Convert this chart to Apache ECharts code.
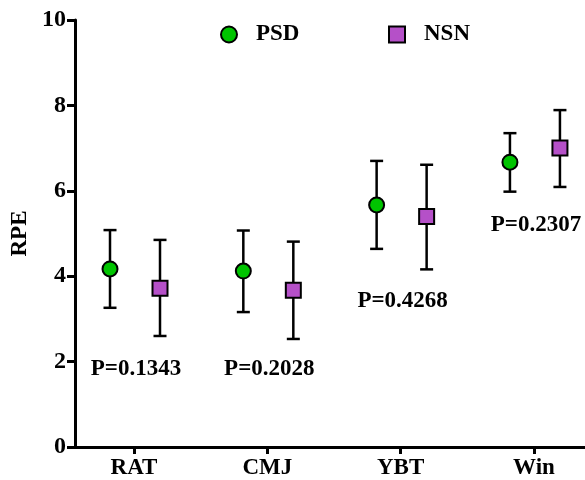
<!DOCTYPE html>
<html>
<head>
<meta charset="utf-8">
<script src="https://cdn.jsdelivr.net/npm/echarts@6/dist/echarts.min.js"></script>
<style>
html,body{margin:0;padding:0;background:#fff;}
#chart{width:585px;height:480px;}
</style>
</head>
<body>
<div id="chart"></div>
<script>
const categories = ['RAT', 'CMJ', 'YBT', 'Win'];
const psdMean = [4.17, 4.12, 5.67, 6.67];
const psdLow  = [3.26, 3.16, 4.64, 5.98];
const psdHigh = [5.08, 5.07, 6.70, 7.35];
const nsnMean = [3.72, 3.67, 5.40, 7.00];
const nsnLow  = [2.60, 2.53, 4.16, 6.09];
const nsnHigh = [4.85, 4.81, 6.61, 7.89];
const pLabels = ['P=0.1343', 'P=0.2028', 'P=0.4268', 'P=0.2307'];
const pLabelY = [1.82, 1.82, 3.42, 5.19];
const yTicks = [0, 2, 4, 6, 8, 10];

const FONT = 'Liberation Serif';
const PSD_COLOR = '#00c400';
const NSN_COLOR = '#b550c8';
const PSD_OFF = -24, NSN_OFF = 26;

function errorSeries(low, high, off) {
  return {
    type: 'custom',
    silent: true,
    z: 2,
    data: categories.map((c, i) => [i, low[i], high[i]]),
    renderItem: function (params, api) {
      const x = api.coord([api.value(0), 0])[0] + off;
      const yl = api.coord([0, api.value(1)])[1];
      const yh = api.coord([0, api.value(2)])[1];
      const hw = 6.5;
      const st = { stroke: '#000', lineWidth: 2.5 };
      return {
        type: 'group',
        children: [
          { type: 'line', shape: { x1: x, y1: yl, x2: x, y2: yh }, style: st },
          { type: 'line', shape: { x1: x - hw, y1: yl, x2: x + hw, y2: yl }, style: st },
          { type: 'line', shape: { x1: x - hw, y1: yh, x2: x + hw, y2: yh }, style: st }
        ]
      };
    }
  };
}

const chart = echarts.init(document.getElementById('chart'), null, { renderer: 'canvas' });
const textBold = { fontFamily: FONT, fontWeight: 'bold', color: '#000' };

function legendFor(name, left) {
  return {
    data: [name], left: left, top: 23, padding: 0, align: 'left',
    itemWidth: 16, itemHeight: 16,
    textStyle: Object.assign({ fontSize: 23, padding: [0, 0, 0, 14] }, textBold)
  };
}

chart.setOption({
  animation: false,
  backgroundColor: '#fff',
  grid: { left: 75, right: 0, top: 20, bottom: 30, containLabel: false },
  legend: [legendFor('PSD', 220), legendFor('NSN', 388)],
  xAxis: {
    type: 'value',
    min: -0.4426,
    max: 3.383,
    splitLine: { show: false },
    axisLine: { show: true, onZero: false, lineStyle: { color: '#000', width: 3 } },
    axisTick: { show: true, customValues: [0, 1, 2, 3], length: 7, lineStyle: { color: '#000', width: 3 } },
    axisLabel: {
      customValues: [0, 1, 2, 3],
      formatter: v => categories[Math.round(v)],
      margin: 10,
      fontSize: 23,
      fontFamily: FONT, fontWeight: 'bold', color: '#000'
    }
  },
  yAxis: {
    type: 'value',
    min: 0, max: 10, interval: 2,
    name: 'RPE',
    nameLocation: 'middle',
    nameGap: 41,
    nameTextStyle: Object.assign({ fontSize: 23 }, textBold),
    splitLine: { show: false },
    axisLine: { show: true, onZero: false, lineStyle: { color: '#000', width: 3 } },
    axisTick: { show: true, length: 8, lineStyle: { color: '#000', width: 3 } },
    axisLabel: {
      formatter: v => (yTicks.indexOf(v) >= 0 ? String(v) : ''),
      margin: 9,
      fontSize: 24,
      fontFamily: FONT, fontWeight: 'bold', color: '#000'
    }
  },
  series: [
    errorSeries(psdLow, psdHigh, PSD_OFF),
    errorSeries(nsnLow, nsnHigh, NSN_OFF),
    {
      name: 'PSD', type: 'scatter', z: 5,
      symbol: 'circle', symbolSize: 15, symbolOffset: [PSD_OFF, 0],
      itemStyle: { color: PSD_COLOR, borderColor: '#000', borderWidth: 2, opacity: 1 },
      data: categories.map((c, i) => [i, psdMean[i]])
    },
    {
      name: 'NSN', type: 'scatter', z: 5,
      symbol: 'square', symbolSize: 15, symbolOffset: [NSN_OFF, 0],
      itemStyle: { color: NSN_COLOR, borderColor: '#000', borderWidth: 2, opacity: 1 },
      data: categories.map((c, i) => [i, nsnMean[i]])
    },
    {
      type: 'scatter', silent: true, z: 6,
      symbolSize: 0,
      itemStyle: { opacity: 1, color: '#000' },
      data: categories.map((c, i) => [i, pLabelY[i]]),
      label: {
        show: true, position: 'inside',
        formatter: p => pLabels[p.dataIndex],
        fontSize: 23, fontFamily: FONT, fontWeight: 'bold', color: '#000',
        opacity: 1, textBorderWidth: 0,
        offset: [2, 0]
      }
    }
  ]
});
</script>
</body>
</html>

====

The data above should be repeated exactly, minus any pictures.

* [Exercise result]:
Convert this chart to Apache ECharts code.
<!DOCTYPE html>
<html>
<head>
<meta charset="utf-8">
<script src="https://cdn.jsdelivr.net/npm/echarts@6/dist/echarts.min.js"></script>
<style>
html,body{margin:0;padding:0;background:#fff;}
#chart{width:585px;height:480px;}
</style>
</head>
<body>
<div id="chart"></div>
<script>
const categories = ['RAT', 'CMJ', 'YBT', 'Win'];
const psdMean = [4.17, 4.12, 5.67, 6.67];
const psdLow  = [3.26, 3.16, 4.64, 5.98];
const psdHigh = [5.08, 5.07, 6.70, 7.35];
const nsnMean = [3.72, 3.67, 5.40, 7.00];
const nsnLow  = [2.60, 2.53, 4.16, 6.09];
const nsnHigh = [4.85, 4.81, 6.61, 7.89];
const pLabels = ['P=0.1343', 'P=0.2028', 'P=0.4268', 'P=0.2307'];
const pLabelY = [1.82, 1.82, 3.42, 5.19];
const yTicks = [0, 2, 4, 6, 8, 10];

const FONT = 'Liberation Serif';
const PSD_COLOR = '#00c400';
const NSN_COLOR = '#b550c8';
const PSD_OFF = -24, NSN_OFF = 26;

function errorSeries(low, high, off) {
  return {
    type: 'custom',
    silent: true,
    z: 2,
    data: categories.map((c, i) => [i, low[i], high[i]]),
    renderItem: function (params, api) {
      const x = api.coord([api.value(0), 0])[0] + off;
      const yl = api.coord([0, api.value(1)])[1];
      const yh = api.coord([0, api.value(2)])[1];
      const hw = 6.5;
      const st = { stroke: '#000', lineWidth: 2.5 };
      return {
        type: 'group',
        children: [
          { type: 'line', shape: { x1: x, y1: yl, x2: x, y2: yh }, style: st },
          { type: 'line', shape: { x1: x - hw, y1: yl, x2: x + hw, y2: yl }, style: st },
          { type: 'line', shape: { x1: x - hw, y1: yh, x2: x + hw, y2: yh }, style: st }
        ]
      };
    }
  };
}

const chart = echarts.init(document.getElementById('chart'), null, { renderer: 'canvas' });
const textBold = { fontFamily: FONT, fontWeight: 'bold', color: '#000' };

function legendFor(name, left) {
  return {
    data: [name], left: left, top: 23, padding: 0, align: 'left',
    itemWidth: 16, itemHeight: 16,
    textStyle: Object.assign({ fontSize: 23, padding: [0, 0, 0, 14] }, textBold)
  };
}

chart.setOption({
  animation: false,
  backgroundColor: '#fff',
  grid: { left: 75, right: 0, top: 20, bottom: 30, containLabel: false },
  legend: [legendFor('PSD', 220), legendFor('NSN', 388)],
  xAxis: {
    type: 'value',
    min: -0.4426,
    max: 3.383,
    splitLine: { show: false },
    axisLine: { show: true, onZero: false, lineStyle: { color: '#000', width: 3 } },
    axisTick: { show: true, customValues: [0, 1, 2, 3], length: 7, lineStyle: { color: '#000', width: 3 } },
    axisLabel: {
      customValues: [0, 1, 2, 3],
      formatter: v => categories[Math.round(v)],
      margin: 10,
      fontSize: 23,
      fontFamily: FONT, fontWeight: 'bold', color: '#000'
    }
  },
  yAxis: {
    type: 'value',
    min: 0, max: 10, interval: 2,
    name: 'RPE',
    nameLocation: 'middle',
    nameGap: 41,
    nameTextStyle: Object.assign({ fontSize: 23 }, textBold),
    splitLine: { show: false },
    axisLine: { show: true, onZero: false, lineStyle: { color: '#000', width: 3 } },
    axisTick: { show: true, length: 8, lineStyle: { color: '#000', width: 3 } },
    axisLabel: {
      formatter: v => (yTicks.indexOf(v) >= 0 ? String(v) : ''),
      margin: 9,
      fontSize: 24,
      fontFamily: FONT, fontWeight: 'bold', color: '#000'
    }
  },
  series: [
    errorSeries(psdLow, psdHigh, PSD_OFF),
    errorSeries(nsnLow, nsnHigh, NSN_OFF),
    {
      name: 'PSD', type: 'scatter', z: 5,
      symbol: 'circle', symbolSize: 15, symbolOffset: [PSD_OFF, 0],
      itemStyle: { color: PSD_COLOR, borderColor: '#000', borderWidth: 2, opacity: 1 },
      data: categories.map((c, i) => [i, psdMean[i]])
    },
    {
      name: 'NSN', type: 'scatter', z: 5,
      symbol: 'square', symbolSize: 15, symbolOffset: [NSN_OFF, 0],
      itemStyle: { color: NSN_COLOR, borderColor: '#000', borderWidth: 2, opacity: 1 },
      data: categories.map((c, i) => [i, nsnMean[i]])
    },
    {
      type: 'scatter', silent: true, z: 6,
      symbolSize: 0,
      itemStyle: { opacity: 1, color: '#000' },
      data: categories.map((c, i) => [i, pLabelY[i]]),
      label: {
        show: true, position: 'inside',
        formatter: p => pLabels[p.dataIndex],
        fontSize: 23, fontFamily: FONT, fontWeight: 'bold', color: '#000',
        opacity: 1, textBorderWidth: 0,
        offset: [2, 0]
      }
    }
  ]
});
</script>
</body>
</html>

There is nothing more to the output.